New research has shown that Neanderthals — early Paleolithic-era humans who lived in the Neander
Valley in the Rhine Province, Germany — did in fact eat a lot of red meat. Their diet was similar to that
of wolves and lions, and they probably hunted woolly mammoths.

They couldn't afford to be too particular about their cut of meat, either — everything from organ meats
to "sweetbreads," tongues and ears was consumed.

"When you look at what's available to eat on the steppe tundra, you can't walk a mile without tripping
over something that's just died," says Mr. Audette. "When you look at what makes a human a human,
it's these red meat adaptations for living on the grasslands. It's what distinguishes humans from other
primates."

To get as close as possible to a Paleolithic diet, "Neanderthin" does recommend eating the more
unusual cuts of meat, but only if the dieter can stomach them.

"I'm all for organ meats, but don't eat more of them than you'd normally eat," Mr. Audette said. With
woolly mammoth meat being scarce these days, beef, lamb, and pork make fine substitutions.

The "Neanderthin" diet does allow some cooking, in order to make it palatable to more than a select
few.

"There are a few purists out there, the raw food people," Mr. Audette says. "But as long as you're
picking from normal primate foods, the effects of cooking are minimal."

Understandably, few doctors and dietitians are throwing out their USDA food pyramid charts in favor
of the evolutionary eating guides.

Kathryn A. Parker, a registered dietitian in Gainesville, Fla., sees "Neanderthin" as just a quirky
variation of the protein diets that countless Hollywood stars have followed.

"High-protein foods rid the body of calcium," she said. "I don't think [the Neanderthals] lived long
enough to get osteoporosis. We're living a long time, we need to build the bone, and we're not going to
do that with high-protein foods.

"The other part of the picture is that we're lazy," she says. "If I had to catch my food, I'd be a lot
thinner."

Another argument against evolutionary eating is that all this concern with the old ways is
unnecessary; the human body has adapted since Paleolithic times, making people more able to process
sugars and grains and dairy milk.

Mr. Audette responds: "We're talking about 10,000 years, not even 300 generations. It's an eye blink
in terms of evolutionary time. No one has adapted evolutionarily to a vegan diet, or to a high-carb diet."

Not everyone would want to trade professions with a Neanderthal, no matter how low his body-fat
ratio was. Life for these early humans was cutthroat, dangerous and short. Their remains, which have
been analyzed to determine their eating habits, frequently show evidence of trauma and lesions.

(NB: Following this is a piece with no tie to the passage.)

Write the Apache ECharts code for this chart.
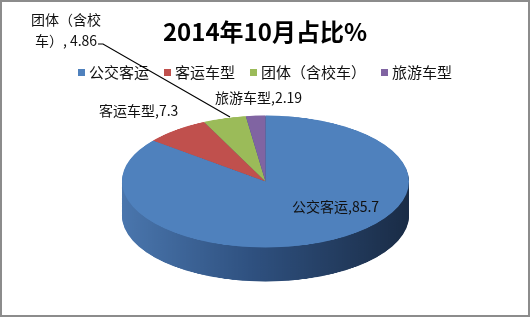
<!DOCTYPE html>
<html><head><meta charset="utf-8">
<script src="https://cdn.jsdelivr.net/npm/echarts@6/dist/echarts.min.js"></script>
<style>
html,body{margin:0;padding:0;background:#fff;}
#wrap{position:relative;width:530px;height:317px;overflow:hidden;background:#fff;}
#pie{position:absolute;left:0;top:0;width:530px;height:690px;transform:scaleY(0.46);transform-origin:0 0;}
#ov{position:absolute;left:0;top:0;width:530px;height:317px;}
#frame{position:absolute;left:0;top:0;width:530px;height:317px;box-sizing:border-box;border:2px solid #8c8c8c;pointer-events:none;}
</style></head>
<body><div id="wrap"><div id="pie"></div><div id="ov"></div><div id="frame"></div></div>
<script>
const titleText = '2014年10月占比%';
const categories = ['公交客运', '客运车型', '团体（含校车）', '旅游车型'];
const values = [85.7, 7.3, 4.86, 2.19];
const labelNames = ['公交客运', '客运车型', '团体（含校\n车）', '旅游车型'];
const colors = ['#4F81BD', '#C0504D', '#9BBB59', '#8064A2'];

const FONT = '"Noto Sans CJK SC", "Noto Sans", sans-serif';
const S = 0.46;          // vertical squash of the pie
const CX = 265.5, CY = 181.5, R = 143.5, DEPTH = 34;
const cyU = CY / S, depthU = DEPTH / S;
const total = values.reduce((a, b) => a + b, 0);

// ---- pie (squashed) ----
const pieChart = echarts.init(document.getElementById('pie'), null, {renderer: 'canvas'});
const sideGrad = {type: 'linear', x: 0, y: 0, x2: 1, y2: 0,
  colorStops: [{offset: 0, color: '#4a76ad'}, {offset: 0.45, color: '#2f5180'}, {offset: 1, color: '#1a2c46'}]};
const pieSeries = [];
const steps = 40;
for (let k = steps; k >= 1; k--) {
  pieSeries.push({
    type: 'pie', silent: true, animation: false, z: 1,
    center: [CX, cyU + depthU * k / steps], radius: [0, R],
    startAngle: 90, clockwise: true,
    label: {show: false}, labelLine: {show: false},
    itemStyle: {color: sideGrad, borderWidth: 0},
    data: [{name: 'side', value: total}]
  });
}
pieSeries.push({
  type: 'pie', silent: true, animation: false, z: 2,
  center: [CX, cyU], radius: [0, R],
  startAngle: 90, clockwise: true,
  label: {show: false}, labelLine: {show: false},
  itemStyle: {borderWidth: 0},
  data: categories.map((c, i) => ({name: c, value: values[i], itemStyle: {color: colors[i]}}))
});
pieChart.setOption({animation: false, series: pieSeries});

// ---- overlay: title, legend, labels ----
const ov = echarts.init(document.getElementById('ov'), null, {renderer: 'canvas'});
const labelPos = [
  {x: 292, y: 207, align: 'left'},
  {x: 99, y: 111, align: 'left'},
  {x: 66, y: 30, align: 'center'},
  {x: 215, y: 98, align: 'left'}
];
const sep = [',', ',', ', ', ','];
const graphics = labelPos.map((p, i) => ({
  type: 'text', x: p.x, y: p.y, z: 10,
  style: {text: labelNames[i] + sep[i] + values[i], fill: '#111', font: '14px ' + FONT,
    textAlign: p.align, textVerticalAlign: 'middle', lineHeight: 21}
}));
graphics.push({
  type: 'polyline', z: 9,
  shape: {points: [[98, 44], [103, 44], [230, 117]]},
  style: {stroke: '#000', lineWidth: 1.2, fill: null}
});
ov.setOption({
  animation: false,
  title: {text: titleText, left: 'center', top: 15,
    textStyle: {fontSize: 24, fontWeight: 'bold', color: '#000', fontFamily: FONT}},
  legend: {top: 60, left: 'center', icon: 'rect', itemWidth: 7, itemHeight: 7, itemGap: 15,
    data: categories, selectedMode: false,
    textStyle: {fontSize: 15, color: '#111', fontFamily: FONT, padding: [0, 0, 0, -1]}},
  graphic: graphics,
  series: [{
    type: 'pie', silent: true, center: [-50, -50], radius: [0, 1],
    label: {show: false}, labelLine: {show: false},
    data: categories.map((c, i) => ({name: c, value: values[i], itemStyle: {color: colors[i]}}))
  }]
});
</script>
</body></html>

But Mr. Audette's modern-day version of the hunter-gatherer lifestyle is sweet indeed, and it has
extended to other areas besides the dinner table. He's chucked his old office career in favor of more time
in the great outdoors. He has grown a beard. And he has taken up falconry.
Needless to say, the falcon's prey is not wasted.

Mr. Audette long ago learned to ignore the quizzical looks he gets when ordering a hamburger with
no bun, and shrugs off insults like "caveman."

"I'm a carnivore, get over it," he shouts back.

No one would dispute that the philosophy of evolutionary eating has infused every part of Mr.
Audette's life. "When people ask me what I do for a living, I say I eat," he says.